IT teacher speaking here..
My own education was unusual, and that's probably why it sucked a little less than most people's experiences. I was kicked out of school when I was 12 and spent the time learning to program (I'd already got some experience typing listings from magazines into my old Amstrad cpc464 and sworn at syntax errors). I was making full games in GFA Basic and STOS fairly quickly on my Atari ST. Returning to the school system I was bored shitless.
I'm now a poacher-turned-gamekeeper. I went abroad to teach, and had a decent amount of freedom with what I could teach, until the school introduced GCSEs for our older students. The practical stuff (MS Office, jeez) was stuff my 4th graders could do.
My 4th graders (age 9/10) could use MS Office, do some basic floor-turtle programming, basic DTP using advanced (non-microsoft) software, open up a PC, take it apart and put it back together and were comfortable in Adobe Fireworks and Photoshop. My 7th graders were comfortable with web design. My 8th graders had a working knowledge of databases (not just MS Access) and how one could use them in a variety of situations. My 9th and 10th graders could packet-sniff, program in PHP, etc. Then came GCSEs and we all got bored to tears. The practical was too easy and the theory was too dry, outdated and pointless (not to mention every lesson we'd have to run through corrections for the mistakes in our Cambridge-uni-produced books).
Unfortunately, the problem I suspect is one that exists on many levels:
1. It's hard to recruit skilled people on teaching salary. I'm unusual, I actually enjoy teaching, and yet my background means I can program many different languages, do web design, take PCs apart, do penetration testing, etc. Not too many of those people want to teach. Most of the time kids can outsmart their IT teachers and that really doesn't inspire confidence.
2. Kids have very short attention spans now compared to years ago. They want facebook, farmville and porn. They don't want to have to think too hard. They want quick and easy. Too many years focusing on making stuff accessible has, I suspect, created a generation that can't cope without hand-holding. Games didn't have tutorials on how to scroll the screen with your mouse when I was a kid.
3. Parents don't value education. Not all parents of course, but many British parents just want their kids to fit in, rather than being successful. The parents who say "oi Tyrone ya f*ckin c*nt get ere naaaaah" tend not to want their kids to be too swotty. Computing, like maths and science, is swotty and so not something to be encouraged. We need to change this culture.
4. The curriculum is shit. I mean seriously shit. When I got hold of a recent GCSE IT past paper I just laughed at it, as my primary kids could handle it.
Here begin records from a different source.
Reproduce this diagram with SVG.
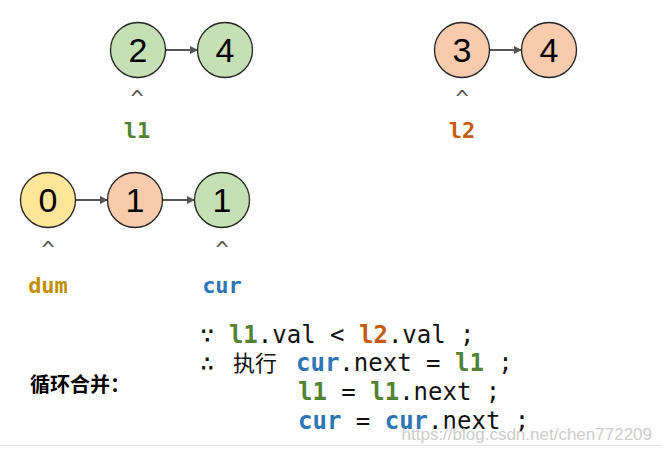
<svg xmlns="http://www.w3.org/2000/svg" width="661" height="453" viewBox="0 0 661 453">
<style>
.n circle{stroke:#222;stroke-width:1.3}
.g{fill:#c5e0b4}.o{fill:#f8cbad}.y{fill:#ffe699}
.n text{font-family:"Liberation Sans",Arial,sans-serif;font-size:34px;text-anchor:middle;fill:#000}
.c{font-family:"DejaVu Sans Mono",monospace;font-size:24px;fill:#111}
.car{font-family:"DejaVu Sans Mono",monospace;font-size:22px;fill:#555;text-anchor:middle}
.lb{font-family:"DejaVu Sans Mono",monospace;font-size:22px;font-weight:bold;text-anchor:middle}
.b{font-weight:bold}
</style>
<defs><marker id="a" markerWidth="8" markerHeight="8" refX="7" refY="4" orient="auto" markerUnits="userSpaceOnUse"><path d="M0,0 L8,4 L0,8z" fill="#555"/></marker></defs>
<rect width="661" height="453" fill="#fff"/>
<g id="connectors" stroke="#555" stroke-width="2" marker-end="url(#a)">
<line x1="166" y1="50" x2="197" y2="50"/>
<line x1="490" y1="50" x2="521" y2="50"/>
<line x1="76" y1="200" x2="107" y2="200"/>
<line x1="163" y1="200" x2="194" y2="200"/>
</g>
<g id="n2" class="n"><circle cx="138" cy="50" r="27.5" class="g"/><text x="138" y="62">2</text></g>
<g id="n4a" class="n"><circle cx="225" cy="50" r="27.5" class="g"/><text x="225" y="62">4</text></g>
<g id="n3" class="n"><circle cx="462" cy="50" r="27.5" class="o"/><text x="462" y="62">3</text></g>
<g id="n4b" class="n"><circle cx="549" cy="50" r="27.5" class="o"/><text x="549" y="62">4</text></g>
<g id="n0" class="n"><circle cx="48" cy="200" r="27.5" class="y"/><text x="48" y="212">0</text></g>
<g id="n1a" class="n"><circle cx="135" cy="200" r="27.5" class="o"/><text x="135" y="212">1</text></g>
<g id="n1b" class="n"><circle cx="222" cy="200" r="27.5" class="g"/><text x="222" y="212">1</text></g>
<g id="labels">
<text class="car" x="137" y="106">^</text>
<text class="car" x="462" y="106">^</text>
<text class="car" x="48" y="257">^</text>
<text class="car" x="222" y="257">^</text>
<text class="lb" x="137" y="138" fill="#548235">l1</text>
<text class="lb" x="462" y="138" fill="#c55a11">l2</text>
<text class="lb" x="48" y="293" fill="#bf9000">dum</text>
<text class="lb" x="222" y="293" fill="#2e75b6">cur</text>
</g>
<g id="code">
<text class="c" x="200" y="343">∵ <tspan class="b" fill="#548235">l1</tspan>.val &lt; <tspan class="b" fill="#c55a11">l2</tspan>.val ;</text>
<text class="c" x="200" y="371">∴</text>
<text x="233" y="371" style="font-family:'Noto Sans CJK SC',sans-serif;font-size:22px;fill:#111">执行</text>
<text class="c" x="296" y="371"><tspan class="b" fill="#2e75b6">cur</tspan>.next = <tspan class="b" fill="#548235">l1</tspan> ;</text>
<text class="c" x="298" y="400"><tspan class="b" fill="#548235">l1</tspan> = <tspan class="b" fill="#548235">l1</tspan>.next ;</text>
<text class="c" x="298" y="429"><tspan class="b" fill="#2e75b6">cur</tspan> = <tspan class="b" fill="#2e75b6">cur</tspan>.next ;</text>
<text x="30" y="392" style="font-family:'Noto Sans CJK SC',sans-serif;font-size:20px;font-weight:bold;fill:#000">循环合并：</text>
</g>
<line x1="0" y1="445.5" x2="661" y2="445.5" stroke="#e6e6e6"/>
<text x="652" y="440" text-anchor="end" style="font-family:'Liberation Sans',Arial,sans-serif;font-size:17px;fill:#c8c8c8;opacity:0.9">https://blog.csdn.net/chen772209</text>
</svg>
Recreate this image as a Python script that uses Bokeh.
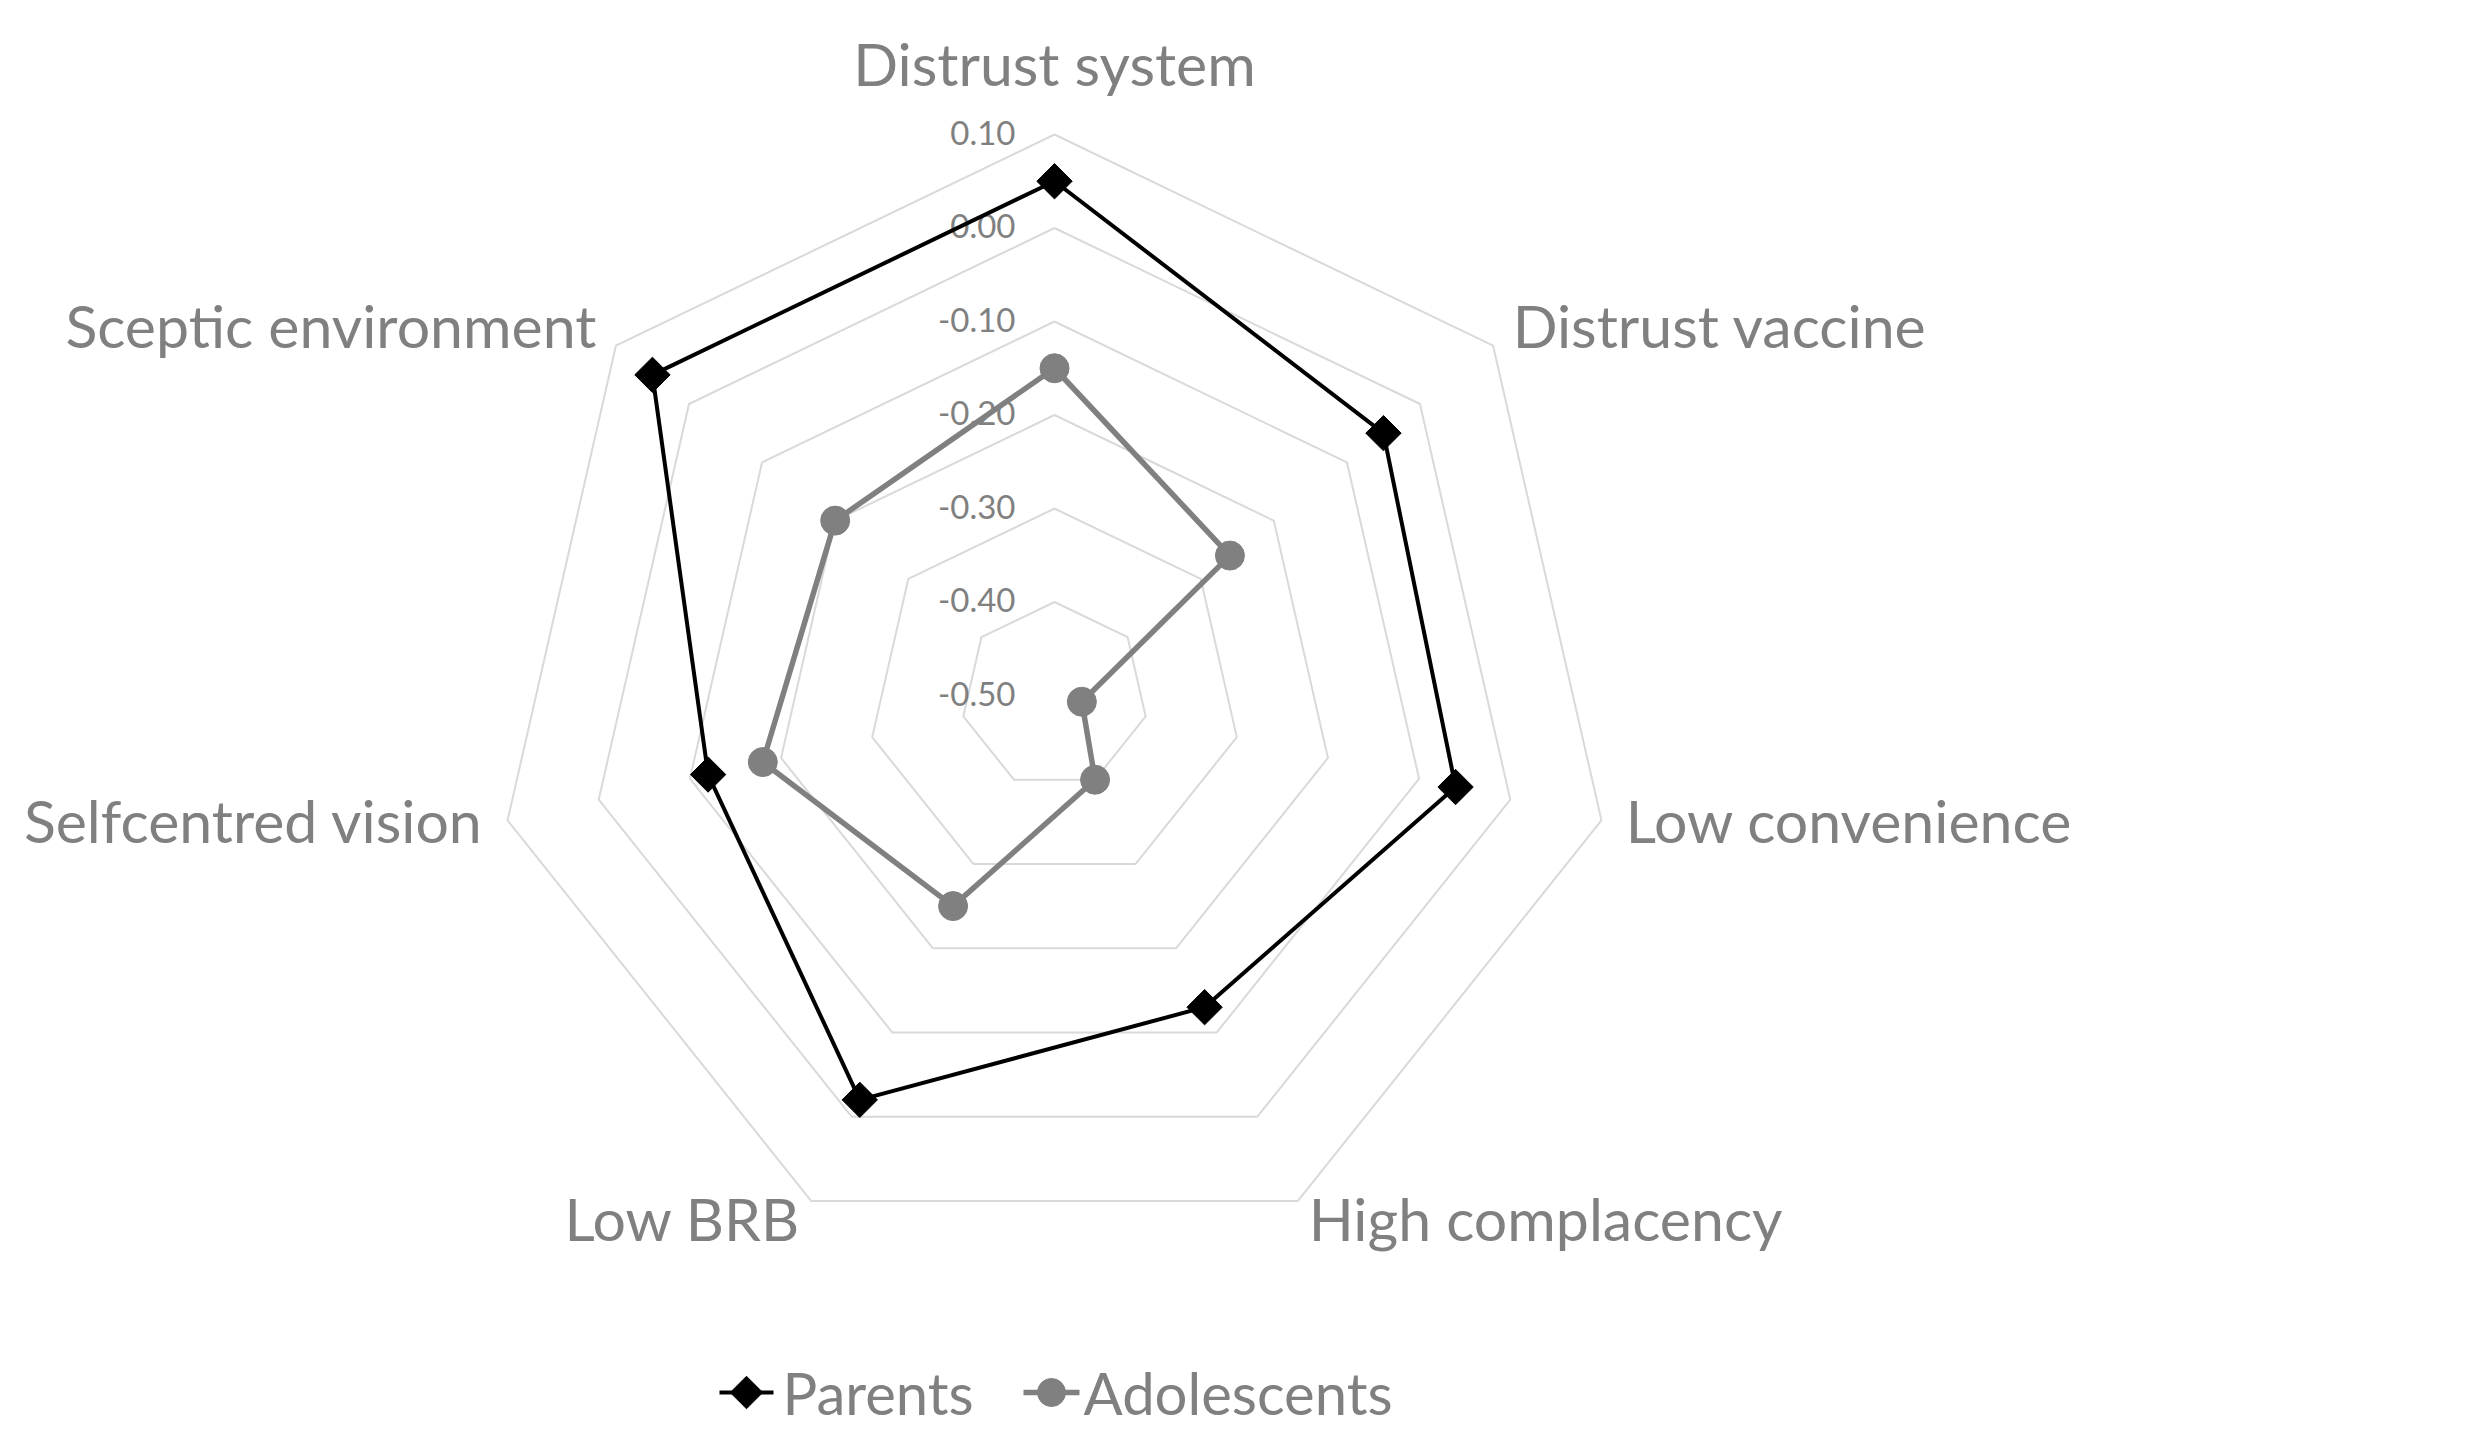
import numpy as np
from bokeh.plotting import figure
from bokeh.models import Range1d, ColumnDataSource
from bokeh.core.properties import value
from bokeh.embed import file_html
from bokeh.resources import INLINE

# ---------------- data ----------------
categories = ["Distrust system", "Distrust vaccine", "Low convenience",
              "High complacency", "Low BRB", "Selfcentred vision",
              "Sceptic environment"]
parents = [0.05, -0.05, -0.06, -0.13, -0.02, -0.12, 0.05]
adolescents = [-0.15, -0.26, -0.47, -0.40, -0.25, -0.18, -0.20]
ticks = [-0.50, -0.40, -0.30, -0.20, -0.10, 0.00, 0.10]
tick_labels = ["-0.50", "-0.40", "-0.30", "-0.20", "-0.10", "0.00", "0.10"]
series_names = ["Parents", "Adolescents"]

# ---------------- layout ----------------
W, H = 2449, 1430
CX, CY = 1054, 695          # centre of the radar in canvas pixels
SCALE = 935.0               # pixels per unit of value
R_MIN, R_MAX = ticks[0], ticks[-1]
FONT = "Lato"
GREY = "#808080"

n = len(categories)
theta = np.arange(n) * 2 * np.pi / n


def rad(v):
    return (np.asarray(v, dtype=float) - R_MIN) * SCALE


def xy(vals):
    r = rad(vals)
    return r * np.sin(theta), r * np.cos(theta)


def scr(sx, sy):
    """canvas pixel position -> data coordinates (for legend layout)"""
    return sx - CX, CY - sy


p = figure(width=W, height=H, output_backend="svg", toolbar_location=None,
           x_range=Range1d(-CX, W - CX), y_range=Range1d(-(H - CY), CY),
           min_border=0)
p.axis.visible = False
p.grid.visible = False
p.outline_line_color = None
p.background_fill_color = "white"

# grid rings
ring_xs, ring_ys = [], []
for t in ticks[1:]:
    r = rad(t)
    ring_xs.append(list(r * np.sin(theta)) + [r * np.sin(theta[0])])
    ring_ys.append(list(r * np.cos(theta)) + [r * np.cos(theta[0])])
p.multi_line(ring_xs, ring_ys, line_color="#d9d9d9", line_width=2)

# tick labels along the vertical axis
tsrc = ColumnDataSource(dict(x=[-39.0] * len(ticks), y=list(rad(ticks) + 2), t=tick_labels))
p.text("x", "y", "t", source=tsrc, text_font=value(FONT), text_font_size="33px",
       text_color=GREY, text_align="right", text_baseline="middle")

# category labels
lab_r = rad(R_MAX) + 25
lx = lab_r * np.sin(theta)
ly = lab_r * np.cos(theta)
aligns, baselines, ys = [], [], []
for th, yy in zip(theta, ly):
    s = np.sin(th)
    if abs(s) < 0.1:
        aligns.append("center"); baselines.append("bottom"); ys.append(yy + 11)
    elif s > 0:
        aligns.append("left"); baselines.append("middle"); ys.append(yy + 5)
    else:
        aligns.append("right"); baselines.append("middle"); ys.append(yy + 5)
csrc = ColumnDataSource(dict(x=lx, y=ys, t=categories, a=aligns, b=baselines))
p.text("x", "y", "t", source=csrc, text_font=value(FONT), text_font_size="59px",
       text_color=GREY, text_align="a", text_baseline="b")

# series
px_, py_ = xy(parents)
ax_, ay_ = xy(adolescents)
p.line(list(px_) + [px_[0]], list(py_) + [py_[0]], line_color="black", line_width=4)
p.scatter(px_, py_, marker="square", size=25, angle=np.pi / 4,
          fill_color="black", line_color="black")
p.line(list(ax_) + [ax_[0]], list(ay_) + [ay_[0]], line_color=GREY, line_width=5.5)
p.scatter(ax_, ay_, marker="circle", size=29, fill_color=GREY, line_color=GREY)

# legend (drawn by hand so the markers match the chart's)
LEG_Y = 1392                         # canvas y of the legend symbols
leg_line_x = [(719, 773), (1023, 1079)]
leg_text_x = [782, 1083]
for i, name in enumerate(series_names):
    (x0, x1) = leg_line_x[i]
    a0, b0 = scr(x0, LEG_Y)
    a1, _ = scr(x1, LEG_Y)
    mx = (a0 + a1) / 2
    if i == 0:
        p.line([a0, a1], [b0, b0], line_color="black", line_width=4)
        p.scatter([mx], [b0], marker="square", size=23, angle=np.pi / 4,
                  fill_color="black", line_color="black")
    else:
        p.line([a0, a1], [b0, b0], line_color=GREY, line_width=5.5)
        p.scatter([mx], [b0], marker="circle", size=28, fill_color=GREY, line_color=GREY)
    tx, ty = scr(leg_text_x[i], LEG_Y)
    p.text([tx], [ty], [name], text_font=value(FONT), text_font_size="58px",
           text_color=GREY, text_align="left", text_baseline="middle")

open("out.html", "w").write(file_html(p, INLINE))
It was designed by idiots.
5. As alluded to by others, CLAIT is useless. Teach it at primary maybe to make sure the basic skills are there, just as we teach spelling, addition, subtraction, etc at that age, but move on quickly to real computer science.
I consider teaching to be a lot of fun and a very rewarding career (not financially, but on an emotional level) and if done well it could be a good career choice for many IT professionals. The only problem of course is that IT pros typically lack the people skills that teaching requires, and that's another facet of the problem. It's a subject where expert knowledge and teaching skill very rarely combine, due to the fact that the subject and teaching require two very different personality types.
IT education in the UK is a mess. I just hope that it can be sorted out at some point before all IT work ends up being outsourced to India not because it's cheap but because the skills just don't exist in the UK.
I'm sure there was something else I wanted to put here but I think I've gone on long enough!